If you used Core Inserter, you connected a net to CLOCK port (and some nets to DATA ports) and that is sampling Clock.
 
The 12MHz Clock in 2'nd image is not a sampling clock. It's a clock for transferring stored data from FPGA to Analyzer. Stored data are sampled with a internal clock on FPGA.
In FPGA all data will be sampled by the clock that you specified for sampling. from your descriptions I can not understand witch is the sampling clock.(125 Mhz or 200 MHz)

If you used Core Inserter, you connected a net to CLOCK port (and some nets to DATA ports) and that is sampling Clock.

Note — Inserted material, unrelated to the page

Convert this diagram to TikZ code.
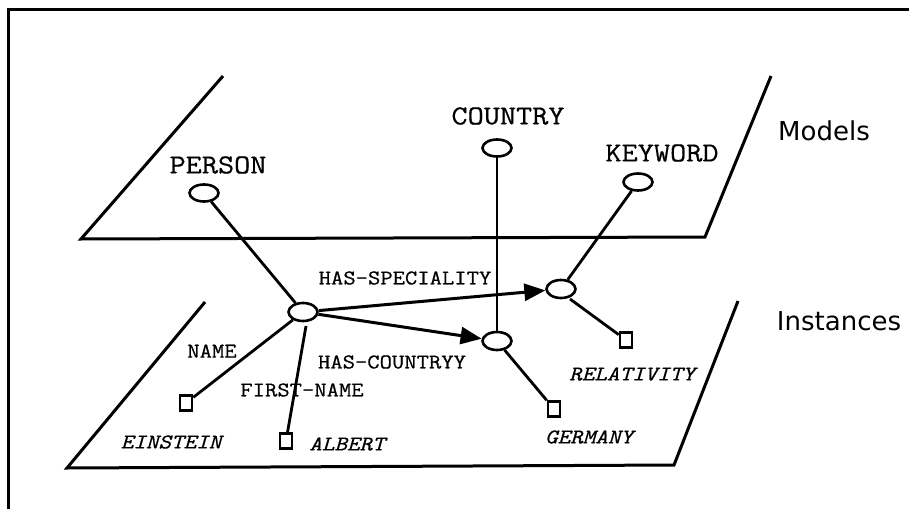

thank you for reply... ok now I understand. so the sampling clock is something that I have given inside while I was using core inserter, my sampling clock is 125 MHz.
so how to get data accurately since the 12 MHz clock is to capture data from FPGA buffer to the chipscope pro analyzer. but the thing is it is too slow and the buffer gets full and (I guess refilled afterwards)
(note that I am using repetitive trigger).

One more thing. In the case you said, i.e. the data is stored in buffer inside fpga, then transferred at JTAG clock rate to PC, the clocks shown here (which are the outputs from the clock manager) should be of constant on/off period...why vary?

bests,
Shan
 

You shouldn't really connect clocks to the data ports. Unless they are a lot slower than the sampling clock (at least half the speed or slower) you will get rubbish (read up on niquist). The transfer clock will be a red herring. The fpga buffers a load of data and then transfers it, it will not affect the data.

usually, you connect the system clock ti the sample clock then data or other bits from the same clock domain. Connecting stiff from another clock domain usually make things look broken
 

so how to get data accurately since the 12 MHz clock is to capture data from FPGA buffer to the chipscope pro analyzer

buffers will be filled after trig, and no over writing will be done after it, and they will be freed after reading from Chip Scope.

One more thing. In the case you said, i.e. the data is stored in buffer inside fpga, then transferred at JTAG clock rate to PC,
note that jtag clock is a clock to transferring data from FPGA to PC, but this transferring is in serial mode(USB is serial)

the clocks shown here (which are the outputs from the clock manager) should be of constant on/off period...why vary?

this question replied by TrickyDicky.